11. Health and Care Bill
This Bill proposes the first major NHS reorganisation since the Lansley reforms of the early Coalition years. It is divided into five main parts.
The first contains the organisational meat of the Bill – the clauses on integation and collaboration. Part Two covers health and adult social care information, and Part Three the Secretary of State’s powers. Part Four establishes a Health Services Safety Investigations Body. And Part Five covers miscellaneous provisions, including the advertising of “less healthy food and drink”.
The Department of Health and Social Care, so Sajid Javid is in the lead. And he indeed opened the debate on the Bill’s Second Reading during the summer.
Edward Argar, who wound up that debate and is still in place post-reshuffle, has been leading on the Bill in committee now that Parliament has resumed.
Carried over or a new Bill?
Currently under consideration.
The core of the Government’s case is that “the overwhelming majority of these proposals are changes that the health service has asked for”. These feature, broadly speaking, a tilt away from the competition principle furthered by the Lansley changes, and one back to the co-operation principle which has been stressed less since the Clarke/Milburn/Lansley reforms, carried out under both main parties.
Ministers argue that the Covid pandemic has shown up organisational problems within the provision of health and social care – such as the unnecessary retendering of contracts, data that can’t be shared between different NHS and social care providers, and above all the siloes that prevent patients being moved seamlessly from one part of the system to others.
A classic pincer movement could be made against this Bill. From the Right, it would be that the competition-based Clarke/Milburn/Lansley reforms have done much to improve choice, improve value for money and efficiency within the service, and that any shift away from the competititon principle risks creating cartels that cost more but deliver less value for patients.

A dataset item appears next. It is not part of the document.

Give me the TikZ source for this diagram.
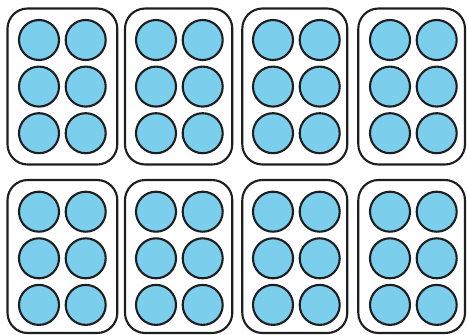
\documentclass[tikz,border=0pt]{standalone}
\definecolor{dotblue}{RGB}{124,206,237}
\definecolor{ink}{RGB}{30,30,30}
\begin{document}
\begin{tikzpicture}[x=0.02cm,y=-0.02cm,
  tray/.style={draw=ink,line width=1.2pt,rounded corners=11.5pt,fill=white},
  dot/.style={draw=ink,line width=1.2pt,fill=dotblue,circle,minimum size=40*0.02cm,inner sep=0pt}]
\useasboundingbox (0,0) rectangle (467,335);
\foreach \r/\top/\bot/\yc in {0/8.5/164.5/40, 1/180/333/211.7}{
  \foreach \c/\lft/\rgt in {0/7.5/117.3,1/125/232.3,2/242.3/347.3,3/358.3/465}{
    \draw[tray] (\lft,\top) rectangle (\rgt,\bot);
    \foreach \i/\dx in {0/39,1/85.7}{
      \foreach \j in {0,1,2}{
        \node[dot] (d-\r-\c-\i-\j) at ({\dx+117*\c},{\yc+46.6*\j}) {};
      }
    }
  }
}
\end{tikzpicture}
\end{document}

From the Left, the case as made by Labour during the Second Reading debate welcomed the removal of the Lansley competition rules in Part One of the Bill; quarrelled with aspects of the new local health boards (including their boundaries, independent sector representation and composition) and objected to the new powers for the Secretary of State.

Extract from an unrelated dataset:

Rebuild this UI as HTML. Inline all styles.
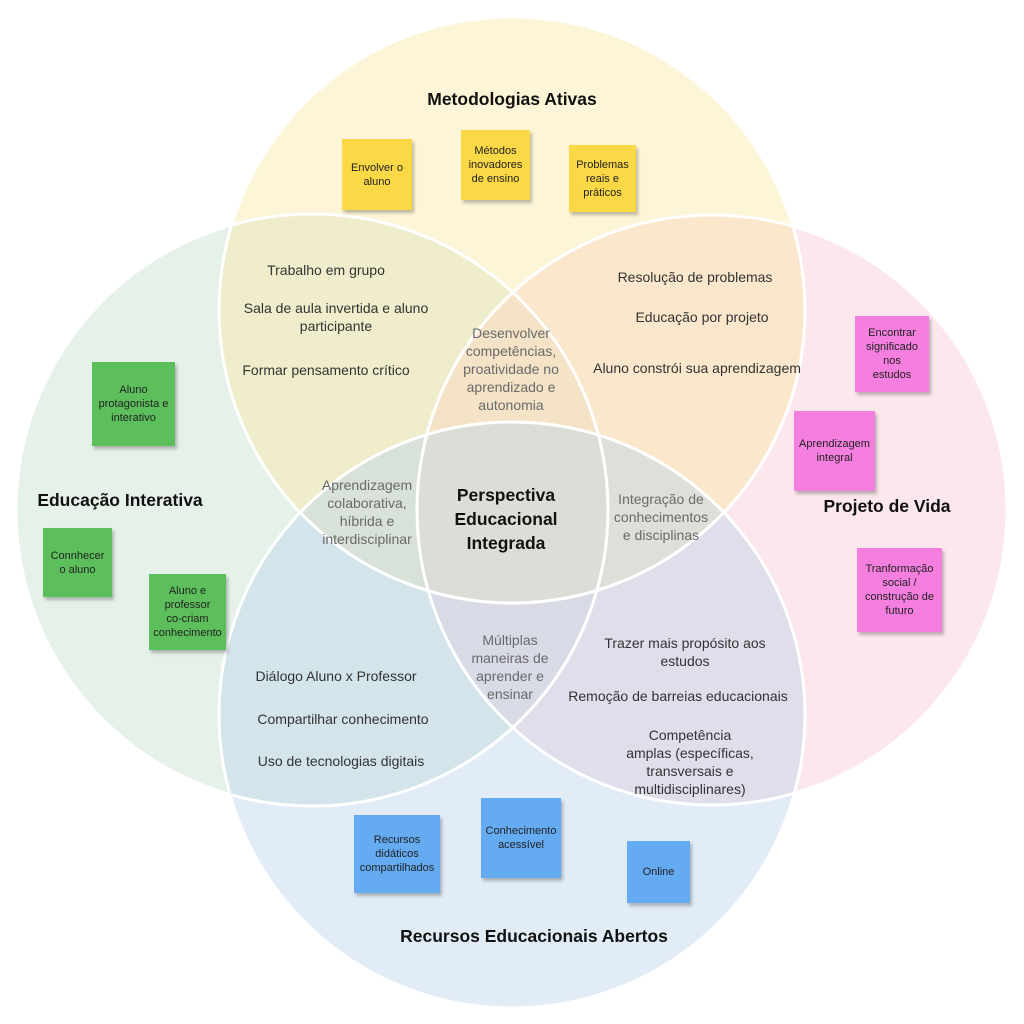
<!DOCTYPE html>
<html><head><meta charset="utf-8"><style>
body{margin:0;width:1024px;height:1024px;background:#fff;overflow:hidden;position:relative;font-family:"Liberation Sans",sans-serif}
svg{position:absolute;left:0;top:0}
.t{position:absolute;text-align:center;color:#333;font-size:14px;line-height:18px;white-space:nowrap;transform:translateX(-50%)}
.g{color:#6a6a6a}
.h{position:absolute;font-weight:bold;font-size:17.5px;color:#111;white-space:nowrap;transform:translateX(-50%)}
.n{position:absolute;display:flex;align-items:center;justify-content:center;text-align:center;font-size:11px;line-height:14px;color:#222;box-shadow:2px 3px 3px rgba(0,0,0,.25)}
.y{background:#fbd846}.gr{background:#5cbf5c}.p{background:#f47fdf}.b{background:#64abf2}
</style></head><body>
<svg width="1024" height="1024">
<g fill-opacity="0.45">
<circle cx="312" cy="510" r="296" fill="#c6e0cf"/>
<circle cx="712" cy="510" r="295" fill="#f9c9d4"/>
<circle cx="512" cy="310" r="293" fill="#fbe9a6"/>
<circle cx="512" cy="715" r="293" fill="#bcd5ea"/>
</g>
<g fill="none" stroke="#fff" stroke-width="3">
<circle cx="312" cy="510" r="296"/><circle cx="712" cy="510" r="295"/>
<circle cx="512" cy="310" r="293"/><circle cx="512" cy="715" r="293"/>
</g>
</svg>
<div class="h" style="left:512px;top:89px">Metodologias Ativas</div>
<div class="h" style="left:120px;top:490px">Educação Interativa</div>
<div class="h" style="left:887px;top:496px">Projeto de Vida</div>
<div class="h" style="left:534px;top:926px">Recursos Educacionais Abertos</div>
<div class="h" style="left:506px;top:483px;line-height:24px;text-align:center">Perspectiva<br>Educacional<br>Integrada</div>

<div class="t" style="left:326px;top:261px">Trabalho em grupo</div>
<div class="t" style="left:336px;top:299px">Sala de aula invertida e aluno<br>participante</div>
<div class="t" style="left:326px;top:361px">Formar pensamento crítico</div>
<div class="t" style="left:695px;top:268px">Resolução de problemas</div>
<div class="t" style="left:702px;top:308px">Educação por projeto</div>
<div class="t" style="left:697px;top:359px">Aluno constrói sua aprendizagem</div>
<div class="t g" style="left:511px;top:324px">Desenvolver<br>competências,<br>proatividade no<br>aprendizado e<br>autonomia</div>
<div class="t g" style="left:367px;top:476px">Aprendizagem<br>colaborativa,<br>híbrida e<br>interdisciplinar</div>
<div class="t g" style="left:661px;top:490px">Integração de<br>conhecimentos<br>e disciplinas</div>
<div class="t g" style="left:510px;top:631px">Múltiplas<br>maneiras de<br>aprender e<br>ensinar</div>
<div class="t" style="left:336px;top:667px">Diálogo Aluno x Professor</div>
<div class="t" style="left:343px;top:710px">Compartilhar conhecimento</div>
<div class="t" style="left:341px;top:752px">Uso de tecnologias digitais</div>
<div class="t" style="left:685px;top:634px">Trazer mais propósito aos<br>estudos</div>
<div class="t" style="left:678px;top:687px">Remoção de barreias educacionais</div>
<div class="t" style="left:690px;top:726px">Competência<br>amplas (específicas,<br>transversais e<br>multidisciplinares)</div>

<div class="n y" style="left:342px;top:139px;width:70px;height:71px">Envolver o<br>aluno</div>
<div class="n y" style="left:461px;top:130px;width:69px;height:70px">Métodos<br>inovadores<br>de ensino</div>
<div class="n y" style="left:569px;top:145px;width:67px;height:67px">Problemas<br>reais e<br>práticos</div>
<div class="n gr" style="left:92px;top:362px;width:83px;height:84px">Aluno<br>protagonista e<br>interativo</div>
<div class="n gr" style="left:43px;top:528px;width:69px;height:69px">Connhecer<br>o aluno</div>
<div class="n gr" style="left:149px;top:574px;width:77px;height:76px">Aluno e<br>professor<br>co-criam<br>conhecimento</div>
<div class="n p" style="left:855px;top:316px;width:74px;height:76px">Encontrar<br>significado<br>nos<br>estudos</div>
<div class="n p" style="left:794px;top:411px;width:81px;height:80px">Aprendizagem<br>integral</div>
<div class="n p" style="left:857px;top:548px;width:85px;height:84px">Tranformação<br>social /<br>construção de<br>futuro</div>
<div class="n b" style="left:354px;top:815px;width:86px;height:78px">Recursos<br>didáticos<br>compartilhados</div>
<div class="n b" style="left:481px;top:798px;width:80px;height:80px">Conhecimento<br>acessível</div>
<div class="n b" style="left:627px;top:841px;width:63px;height:62px">Online</div>
</body></html>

The context of Britain’s emergence from the pandemic, and the consequent challenges for the NHS and social care, is crucial to understanding the politics of the Bill. The Government must grapple with a backlog of treatments, the cutback in face-to-face GP appointments, reforming Mental Health provision – and, not least, the unresolved issue of improving social care.
Labour’s main attack, for all the above, has been about what isn’t in the Bill: mainly, yet more money and resources. The Opposition is preparing the ground for a political attack as queues for treatment grow. This is more important to it than the reorganisation itself, on which their attack has been headed off (since Simon Stevens, the outgoing NHS Chief Executive, was clearly a force behind it).
Controversy rating 4/10
We give this Bill a low score because the attack from the Right in Parliament hasn’t materialised (only three Conservative MPs opposed it at Second Reading), and because the thrust of the Left’s healthcare attack comes elsewhere. Javid’s hesitation about its timing hints at a bigger theme: this is scarcely the first NHS reorganisation, as those competition and co-operation principles clash, and it won’t be the last.